On average, a very small percent of 401(k) account holders are trying to perform a transaction in any given week, the account, unfortunately, is treated as a 'set it and forget it'. This is good if the setting is high enough to get he full match, and perhaps hit the annual limit, but bad if it misses these targets. Also bad, if the mix of investments strays from the best allocation. Either way, the 'freeze' to your account will lift soon, it's typically brief, 2-4 weeks, at most, and you'll be able to adjust it to the new fund choices.

Normal? Yes. Right? Yes, it's part of the process.
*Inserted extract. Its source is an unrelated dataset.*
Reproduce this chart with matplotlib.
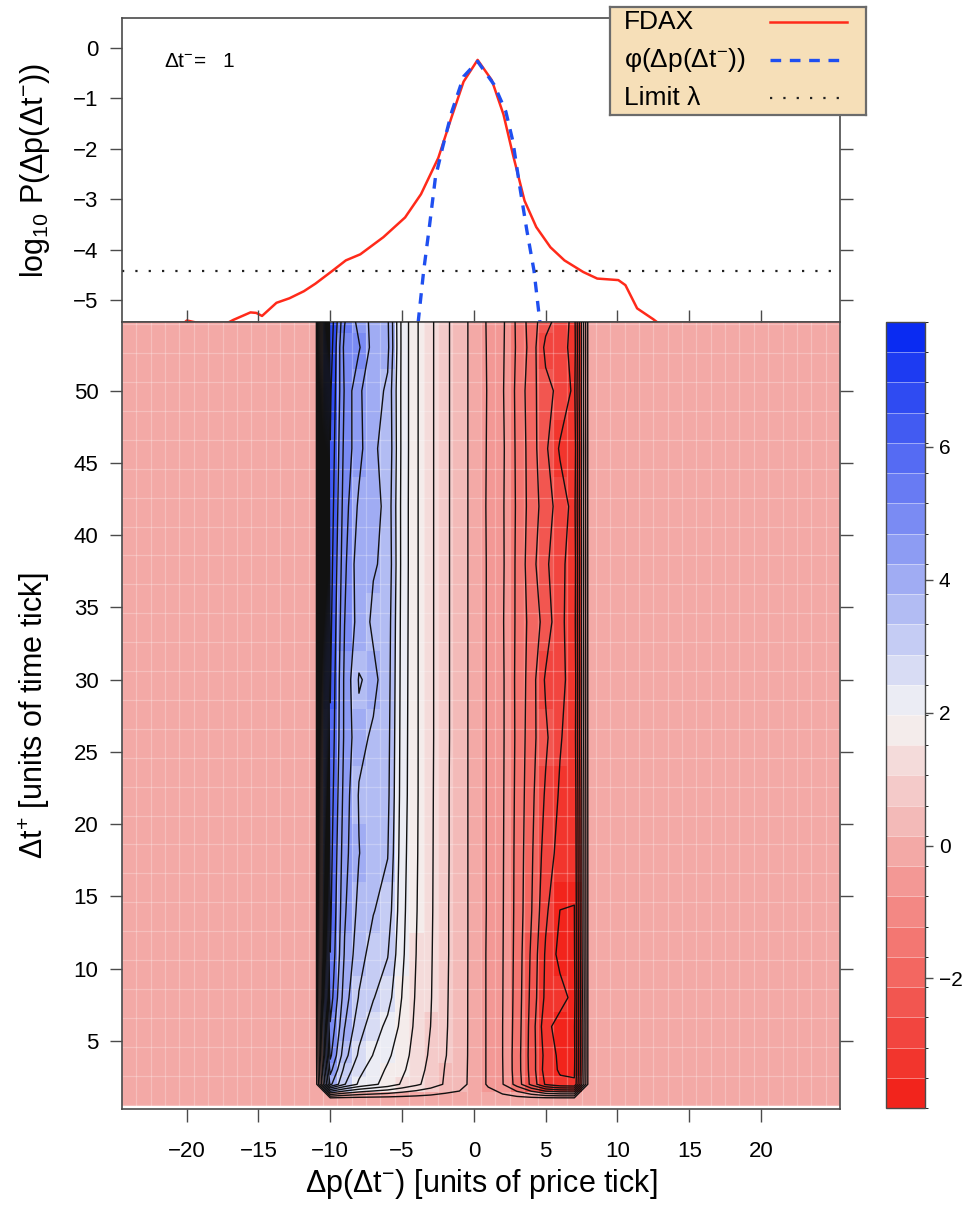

  • Thanks, this is very helpful. Although, the account isn't 'frozen', as in I am still able to make transactions. Also, I still seem to have access to the same funds that I did previously - I haven't heard anything about the fund choices changing (god, I hope not, as the new ones are terrible!). By 'in limbo', I meant that I can't make new contributions into it or roll it over. Sorry if I was unclear on those points.
    – Time4Tea
    Commented Jun 13, 2019 at 11:37
  • No problem! Frozen transactions are possible, and the account holder freaks out, glad that's not your situation. The only impact is that contributions are suspended for a couple pay periods. Commented Jun 13, 2019 at 11:41
  • 1
    Joe, you mention that the freeze is typically brief, 2-4 weeks, but OP's freeze has been two years.
    – RonJohn
    Commented Jun 13, 2019 at 12:24
  • ? Thanks, I missed that. It seems he doesn't have the typical freeze I referenced, but a 401(k) with suspended deposits. We need more details from OP, which I see you requested. Commented Jun 13, 2019 at 12:27
  • @RonJohn I have edited my question to try to clarify those points.